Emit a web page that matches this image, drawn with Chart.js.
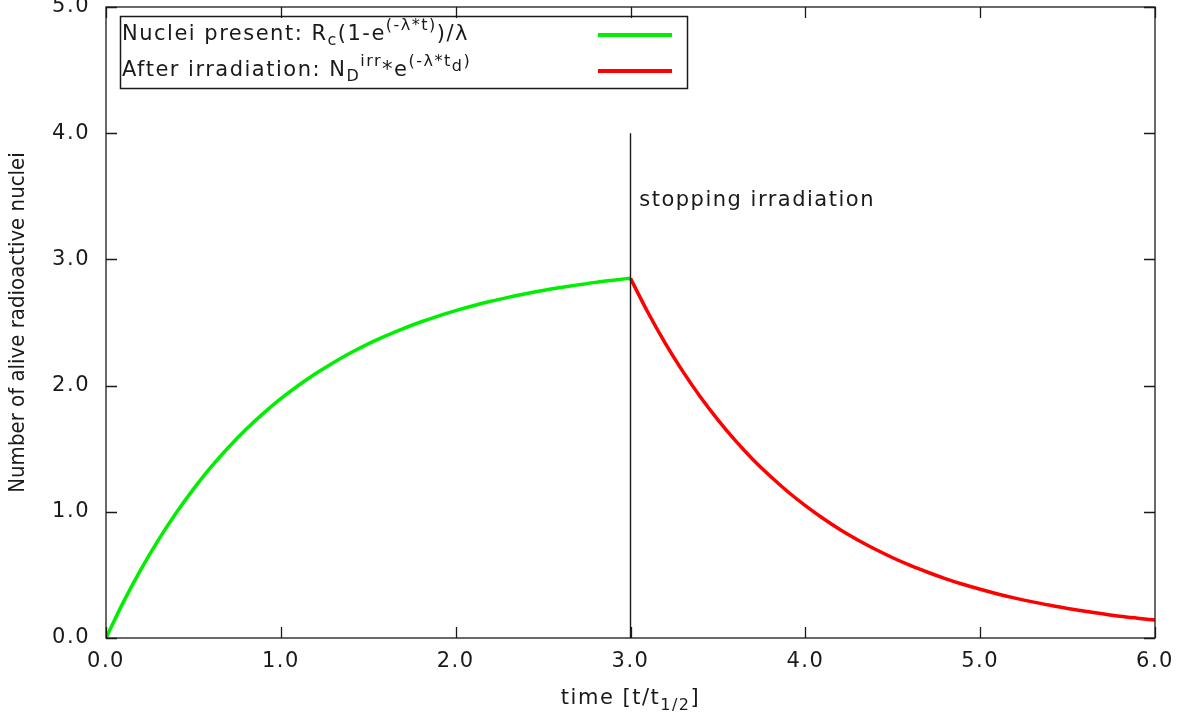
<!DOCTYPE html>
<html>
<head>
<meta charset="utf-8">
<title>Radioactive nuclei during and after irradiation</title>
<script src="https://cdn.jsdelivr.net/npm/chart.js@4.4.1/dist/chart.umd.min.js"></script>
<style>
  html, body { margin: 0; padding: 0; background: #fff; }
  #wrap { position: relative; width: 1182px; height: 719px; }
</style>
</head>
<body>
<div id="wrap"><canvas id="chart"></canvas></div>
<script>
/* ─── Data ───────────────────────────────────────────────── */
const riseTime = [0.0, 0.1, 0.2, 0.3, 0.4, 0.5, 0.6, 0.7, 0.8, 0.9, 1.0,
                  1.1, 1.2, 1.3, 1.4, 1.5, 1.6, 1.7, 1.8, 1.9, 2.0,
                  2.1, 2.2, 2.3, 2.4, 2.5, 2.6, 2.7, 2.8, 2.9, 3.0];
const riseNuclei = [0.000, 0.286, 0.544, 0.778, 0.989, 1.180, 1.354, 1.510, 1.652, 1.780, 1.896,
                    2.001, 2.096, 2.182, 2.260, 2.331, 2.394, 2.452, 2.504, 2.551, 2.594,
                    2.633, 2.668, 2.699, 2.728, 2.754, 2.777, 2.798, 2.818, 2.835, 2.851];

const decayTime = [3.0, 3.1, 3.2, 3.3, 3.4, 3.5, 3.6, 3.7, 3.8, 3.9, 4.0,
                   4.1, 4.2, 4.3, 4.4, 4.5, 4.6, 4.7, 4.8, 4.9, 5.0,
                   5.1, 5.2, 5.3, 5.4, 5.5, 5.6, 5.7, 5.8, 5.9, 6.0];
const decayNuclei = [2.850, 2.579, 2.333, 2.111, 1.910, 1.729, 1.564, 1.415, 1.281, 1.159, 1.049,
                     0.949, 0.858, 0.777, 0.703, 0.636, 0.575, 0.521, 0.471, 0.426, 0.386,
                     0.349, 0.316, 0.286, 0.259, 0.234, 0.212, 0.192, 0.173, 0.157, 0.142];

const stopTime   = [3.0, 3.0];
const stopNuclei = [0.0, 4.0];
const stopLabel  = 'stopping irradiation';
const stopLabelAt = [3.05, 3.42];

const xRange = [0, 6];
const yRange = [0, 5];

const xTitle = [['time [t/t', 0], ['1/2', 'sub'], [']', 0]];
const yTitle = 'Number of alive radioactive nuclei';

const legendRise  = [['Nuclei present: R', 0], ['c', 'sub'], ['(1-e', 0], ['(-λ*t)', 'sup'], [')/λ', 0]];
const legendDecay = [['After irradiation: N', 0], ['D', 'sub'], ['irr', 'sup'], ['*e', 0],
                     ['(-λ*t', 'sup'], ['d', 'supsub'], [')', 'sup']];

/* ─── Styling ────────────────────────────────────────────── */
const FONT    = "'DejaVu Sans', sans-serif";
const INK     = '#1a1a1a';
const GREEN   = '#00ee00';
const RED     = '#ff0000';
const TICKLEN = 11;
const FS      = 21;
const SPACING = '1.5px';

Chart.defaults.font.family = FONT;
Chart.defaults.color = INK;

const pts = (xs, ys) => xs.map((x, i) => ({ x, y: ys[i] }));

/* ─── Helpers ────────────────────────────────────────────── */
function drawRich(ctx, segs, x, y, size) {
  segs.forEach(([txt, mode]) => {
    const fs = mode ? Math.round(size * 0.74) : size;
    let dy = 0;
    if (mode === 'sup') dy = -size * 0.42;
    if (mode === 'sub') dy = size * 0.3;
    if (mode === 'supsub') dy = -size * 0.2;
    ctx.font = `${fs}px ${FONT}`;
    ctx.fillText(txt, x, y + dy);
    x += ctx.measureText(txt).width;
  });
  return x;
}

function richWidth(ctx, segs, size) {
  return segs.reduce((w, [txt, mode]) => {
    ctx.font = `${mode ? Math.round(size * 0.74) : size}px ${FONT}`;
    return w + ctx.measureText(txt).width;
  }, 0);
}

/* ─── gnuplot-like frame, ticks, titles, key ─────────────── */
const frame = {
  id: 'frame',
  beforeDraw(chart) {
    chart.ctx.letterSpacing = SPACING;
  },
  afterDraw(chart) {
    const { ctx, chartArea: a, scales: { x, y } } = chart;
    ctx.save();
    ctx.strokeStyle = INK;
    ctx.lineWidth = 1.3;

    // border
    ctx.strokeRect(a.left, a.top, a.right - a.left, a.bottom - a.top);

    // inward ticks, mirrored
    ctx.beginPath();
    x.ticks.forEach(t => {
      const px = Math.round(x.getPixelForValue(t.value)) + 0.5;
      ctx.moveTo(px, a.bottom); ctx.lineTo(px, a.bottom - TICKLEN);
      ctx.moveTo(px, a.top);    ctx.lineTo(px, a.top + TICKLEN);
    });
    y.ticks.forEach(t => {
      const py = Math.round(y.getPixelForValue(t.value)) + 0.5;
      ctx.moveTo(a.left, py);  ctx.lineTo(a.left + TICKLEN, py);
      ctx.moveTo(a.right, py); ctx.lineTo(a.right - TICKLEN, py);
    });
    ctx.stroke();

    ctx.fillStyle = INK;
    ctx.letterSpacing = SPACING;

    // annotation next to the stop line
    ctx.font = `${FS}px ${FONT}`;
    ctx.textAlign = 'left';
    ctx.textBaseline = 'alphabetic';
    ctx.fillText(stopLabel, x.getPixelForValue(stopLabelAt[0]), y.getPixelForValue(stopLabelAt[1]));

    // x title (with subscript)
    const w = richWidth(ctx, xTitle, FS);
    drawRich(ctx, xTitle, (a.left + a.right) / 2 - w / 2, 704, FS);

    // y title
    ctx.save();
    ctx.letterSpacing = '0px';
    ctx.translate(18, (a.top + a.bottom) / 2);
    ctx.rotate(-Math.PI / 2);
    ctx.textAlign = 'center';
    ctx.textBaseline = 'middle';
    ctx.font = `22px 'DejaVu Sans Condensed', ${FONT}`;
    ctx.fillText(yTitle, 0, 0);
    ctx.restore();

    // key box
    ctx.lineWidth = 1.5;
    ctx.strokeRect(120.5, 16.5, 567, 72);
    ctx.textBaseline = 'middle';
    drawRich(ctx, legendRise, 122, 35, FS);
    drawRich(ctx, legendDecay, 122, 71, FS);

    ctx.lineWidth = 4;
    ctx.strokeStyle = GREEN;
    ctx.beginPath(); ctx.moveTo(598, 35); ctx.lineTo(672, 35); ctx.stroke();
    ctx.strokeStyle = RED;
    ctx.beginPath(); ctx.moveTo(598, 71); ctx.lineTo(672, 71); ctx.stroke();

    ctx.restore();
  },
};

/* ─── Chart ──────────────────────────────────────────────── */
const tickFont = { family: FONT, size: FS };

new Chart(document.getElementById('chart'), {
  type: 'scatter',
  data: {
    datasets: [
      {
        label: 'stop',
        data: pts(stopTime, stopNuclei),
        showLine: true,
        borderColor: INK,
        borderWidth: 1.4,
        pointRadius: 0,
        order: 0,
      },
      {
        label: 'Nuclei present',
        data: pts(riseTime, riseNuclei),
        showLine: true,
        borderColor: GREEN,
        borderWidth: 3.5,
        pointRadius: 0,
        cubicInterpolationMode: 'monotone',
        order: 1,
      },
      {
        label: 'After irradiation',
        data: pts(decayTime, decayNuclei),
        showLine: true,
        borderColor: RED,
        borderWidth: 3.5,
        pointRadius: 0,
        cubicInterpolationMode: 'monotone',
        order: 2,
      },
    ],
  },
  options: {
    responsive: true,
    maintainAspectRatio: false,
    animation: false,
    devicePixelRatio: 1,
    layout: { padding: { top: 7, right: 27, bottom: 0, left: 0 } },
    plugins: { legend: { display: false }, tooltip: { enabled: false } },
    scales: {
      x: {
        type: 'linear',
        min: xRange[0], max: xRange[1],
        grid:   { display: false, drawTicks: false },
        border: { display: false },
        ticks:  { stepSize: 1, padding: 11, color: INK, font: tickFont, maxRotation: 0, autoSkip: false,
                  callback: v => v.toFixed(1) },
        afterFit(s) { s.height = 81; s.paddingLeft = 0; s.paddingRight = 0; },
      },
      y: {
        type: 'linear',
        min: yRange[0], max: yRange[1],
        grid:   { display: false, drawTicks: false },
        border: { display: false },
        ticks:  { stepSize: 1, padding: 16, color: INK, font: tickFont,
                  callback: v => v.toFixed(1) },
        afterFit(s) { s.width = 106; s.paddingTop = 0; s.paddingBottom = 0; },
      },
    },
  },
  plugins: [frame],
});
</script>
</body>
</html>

Short task: Please quote the lines of the material, beginning with the first and ending with the one that contains "0.173, 0.157, 0.142];", exactly as written and without any pictures.

Solution for this problem:
Emit a web page that matches this image, drawn with Chart.js.
<!DOCTYPE html>
<html>
<head>
<meta charset="utf-8">
<title>Radioactive nuclei during and after irradiation</title>
<script src="https://cdn.jsdelivr.net/npm/chart.js@4.4.1/dist/chart.umd.min.js"></script>
<style>
  html, body { margin: 0; padding: 0; background: #fff; }
  #wrap { position: relative; width: 1182px; height: 719px; }
</style>
</head>
<body>
<div id="wrap"><canvas id="chart"></canvas></div>
<script>
/* ─── Data ───────────────────────────────────────────────── */
const riseTime = [0.0, 0.1, 0.2, 0.3, 0.4, 0.5, 0.6, 0.7, 0.8, 0.9, 1.0,
                  1.1, 1.2, 1.3, 1.4, 1.5, 1.6, 1.7, 1.8, 1.9, 2.0,
                  2.1, 2.2, 2.3, 2.4, 2.5, 2.6, 2.7, 2.8, 2.9, 3.0];
const riseNuclei = [0.000, 0.286, 0.544, 0.778, 0.989, 1.180, 1.354, 1.510, 1.652, 1.780, 1.896,
                    2.001, 2.096, 2.182, 2.260, 2.331, 2.394, 2.452, 2.504, 2.551, 2.594,
                    2.633, 2.668, 2.699, 2.728, 2.754, 2.777, 2.798, 2.818, 2.835, 2.851];

const decayTime = [3.0, 3.1, 3.2, 3.3, 3.4, 3.5, 3.6, 3.7, 3.8, 3.9, 4.0,
                   4.1, 4.2, 4.3, 4.4, 4.5, 4.6, 4.7, 4.8, 4.9, 5.0,
                   5.1, 5.2, 5.3, 5.4, 5.5, 5.6, 5.7, 5.8, 5.9, 6.0];
const decayNuclei = [2.850, 2.579, 2.333, 2.111, 1.910, 1.729, 1.564, 1.415, 1.281, 1.159, 1.049,
                     0.949, 0.858, 0.777, 0.703, 0.636, 0.575, 0.521, 0.471, 0.426, 0.386,
                     0.349, 0.316, 0.286, 0.259, 0.234, 0.212, 0.192, 0.173, 0.157, 0.142];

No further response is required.